As most often is the case in aviation's potentially dangerous
situations, at least two abnormal circumstances had to meet, if
the incident is was to develop into an accident. In this case,
landing with no flaps at all would not have presented a problem
in itself. But in addition, I had entered a high final to clear
the buildings in the approach path, again in itself not a
problem. The two facts together, however, made up one of the very
close calls in my flying career.
With one hundred meters of runway left, at full gross weight,
and applying full power the little two-seater would not climb a
foot per minute. There was just no way except flying straight
ahead. The nearest land straight ahead is Australia.
So I tried a slow 180 ° turn towards the coast, which cost
me another 20 feet of precious altitude.
With my meagre 250 flying hours I was too busy to remember
calling Panama Tower about my problem and that I was attempting
to land in the opposite direction.
There are a few rocks looming out of the surf near the coast at
the South end of the runway and I had a feeling of flying below
them. As far as I can remember, this is the only time I made a
landing without the need to level off. The tyres just went
"chew-chew" and we were safely on the ground.
The reason for the fuse to blow came as a surprise as we
examined the flaps system back safely on the ground.

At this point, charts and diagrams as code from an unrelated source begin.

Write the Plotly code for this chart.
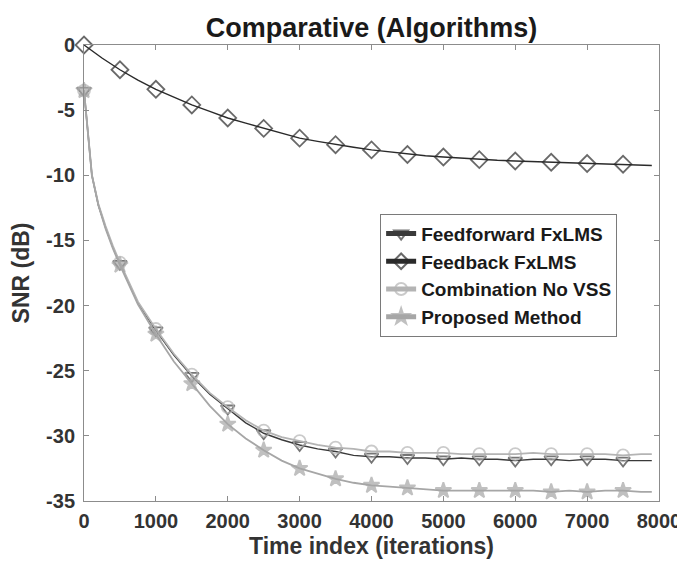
import plotly.graph_objects as go

# ---------------- data ----------------
x_fast = [0, 25, 60, 110, 200, 300, 400, 500, 750, 1000, 1250, 1500, 1750, 2000,
          2250, 2500, 2750, 3000, 3250, 3500, 3750, 4000, 4250, 4500, 4750, 5000,
          5250, 5500, 5750, 6000, 6250, 6500, 6750, 7000, 7250, 7500, 7750, 7900]

feedforward = [-3.5, -5.0, -7.5, -10.0, -12.3, -14.0, -15.5, -16.8, -19.8, -21.9,
               -23.8, -25.4, -26.8, -27.9, -29.0, -29.8, -30.3, -30.7, -31.0, -31.2,
               -31.5, -31.6, -31.6, -31.7, -31.7, -31.8, -31.7, -31.8, -31.8, -31.9,
               -31.8, -31.8, -31.9, -31.8, -31.8, -31.9, -31.9, -31.9]

combination = [-3.5, -5.0, -7.5, -10.0, -12.2, -13.9, -15.4, -16.7, -19.7, -21.8,
               -23.7, -25.3, -26.7, -27.8, -28.8, -29.6, -30.1, -30.4, -30.7, -30.9,
               -31.0, -31.2, -31.2, -31.3, -31.3, -31.3, -31.4, -31.4, -31.4, -31.4,
               -31.3, -31.4, -31.4, -31.4, -31.4, -31.5, -31.4, -31.4]

proposed = [-3.5, -5.0, -7.5, -10.0, -12.3, -14.1, -15.6, -16.9, -19.9, -22.2,
            -24.3, -26.0, -27.7, -29.1, -30.2, -31.1, -31.9, -32.5, -32.9, -33.3,
            -33.6, -33.8, -33.9, -34.0, -34.1, -34.2, -34.2, -34.2, -34.2, -34.2,
            -34.2, -34.3, -34.2, -34.3, -34.2, -34.2, -34.3, -34.3]

x_slow = [0, 250, 500, 750, 1000, 1250, 1500, 1750, 2000, 2250, 2500, 2750, 3000,
          3250, 3500, 3750, 4000, 4250, 4500, 4750, 5000, 5250, 5500, 5750, 6000,
          6250, 6500, 6750, 7000, 7250, 7500, 7750, 7900]

feedback = [0.0, -1.0, -1.9, -2.7, -3.4, -4.0, -4.6, -5.1, -5.6, -6.0, -6.4, -6.8,
            -7.15, -7.4, -7.65, -7.85, -8.05, -8.2, -8.4, -8.5, -8.6, -8.7, -8.8,
            -8.85, -8.9, -8.95, -9.0, -9.05, -9.1, -9.1, -9.15, -9.2, -9.25]

x_ticks = [0, 1000, 2000, 3000, 4000, 5000, 6000, 7000, 8000]
y_ticks = [0, -5, -10, -15, -20, -25, -30, -35]
marker_step = 500
marker_last = 7500

FONT = "Liberation Sans, Arial, sans-serif"


def sizes(xs, s):
    return [s if (x % marker_step == 0 and x <= marker_last) else 0 for x in xs]


fig = go.Figure()

series = [
    ("Feedforward FxLMS", x_fast, feedforward, "#3a3a3a", "triangle-down-open", 12, 1.4),
    ("Feedback FxLMS", x_slow, feedback, "#2a2a2a", "diamond-open", 13, 1.4),
    ("Combination No VSS", x_fast, combination, "#b4b4b4", "circle-open", 12, 1.8),
    ("Proposed Method", x_fast, proposed, "#a6a6a6", "star", 12, 1.8),
]

for name, xs, ys, col, sym, ms, lw in series:
    fig.add_trace(go.Scatter(
        x=xs, y=ys, name=name, mode="lines+markers", cliponaxis=False,
        line=dict(color=col, width=lw),
        marker=dict(symbol=sym, size=sizes(xs, ms), color=col,
                    line=dict(color=col, width=1.8)),
    ))

axis_common = dict(
    showline=True, linecolor="#8c8c8c", linewidth=1, mirror="ticks",
    ticks="inside", ticklen=5, tickcolor="#8c8c8c", showgrid=False,
    zeroline=False,
    tickfont=dict(family=FONT, size=20, color="#333333", weight=700),
)

fig.update_layout(
    width=685, height=564,
    margin=dict(l=76, r=23, t=37, b=71),
    paper_bgcolor="white", plot_bgcolor="white",
    title=dict(text="Comparative (Algorithms)", x=0.5, xanchor="center",
               xref="paper", y=0.965, yanchor="middle",
               font=dict(family=FONT, size=27, color="#1a1a1a", weight=700)),
    xaxis=dict(range=[0, 8000], tickvals=x_ticks, ticktext=[str(v) for v in x_ticks],
               ticklabelstandoff=2, automargin=True,
               title=dict(text="Time index (iterations)", standoff=6,
                          font=dict(family=FONT, size=23, color="#333333", weight=700)),
               **axis_common),
    yaxis=dict(range=[-35, 0], tickvals=y_ticks, ticktext=[str(v) for v in y_ticks],
               ticklabelstandoff=4, automargin=False,
               title=dict(text="SNR (dB)", standoff=14,
                          font=dict(family=FONT, size=23, color="#333333", weight=700)),
               **axis_common),
    legend=dict(x=0.515, y=0.63, xanchor="left", yanchor="top",
                bgcolor="white", bordercolor="#7a7a7a", borderwidth=1,
                font=dict(family=FONT, size=19, color="#1a1a1a", weight=700),
                itemsizing="constant", tracegroupgap=0),
    showlegend=True,
)

fig.write_html("out.html")
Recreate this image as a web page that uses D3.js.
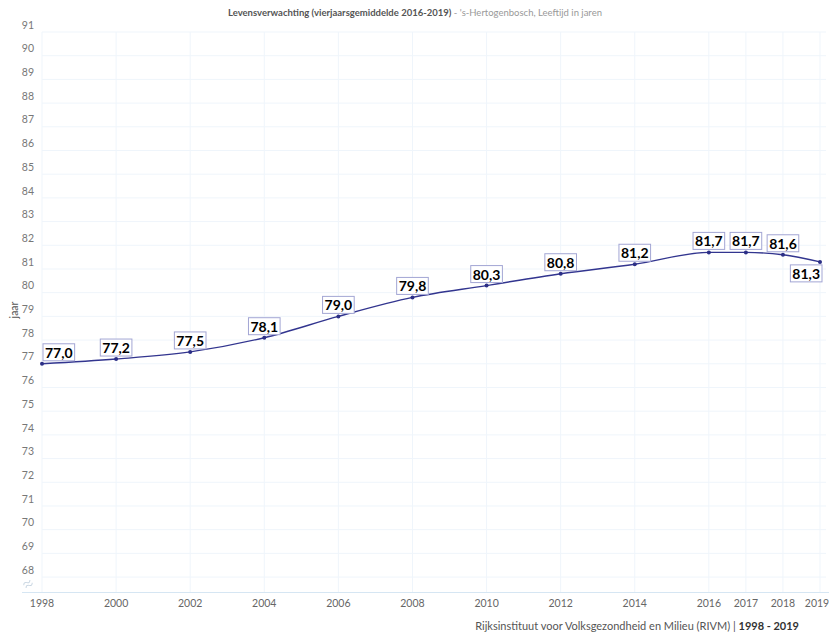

Cessna specifies so-called slow-blow fuses for the flaps. As it
is impossible to read their ampère rating in flight,
especially in an emergency, I had marked all the old fashioned
thermal spare fuses with Dymo Tape. But a slo-blo fuse was not
among them. Despite my constant bickering at the maintenance
shop, they had simply been unavailable in the Republic.
But what made the fuse blow in the first place? Opening the
inspection plates showed a reddish brown mass of cement between
the flap cable and one of the pulleys, later identified as the
nest of a tropical wasp.
I'm afraid my passenger-colleague preferred to attribute the incident to the whims of personal flying rather than an act of Murphy's.
What to learn from this incident?
Thankfully, we now all have magnetic pop-out fuses, so romantically called "circuit breakers".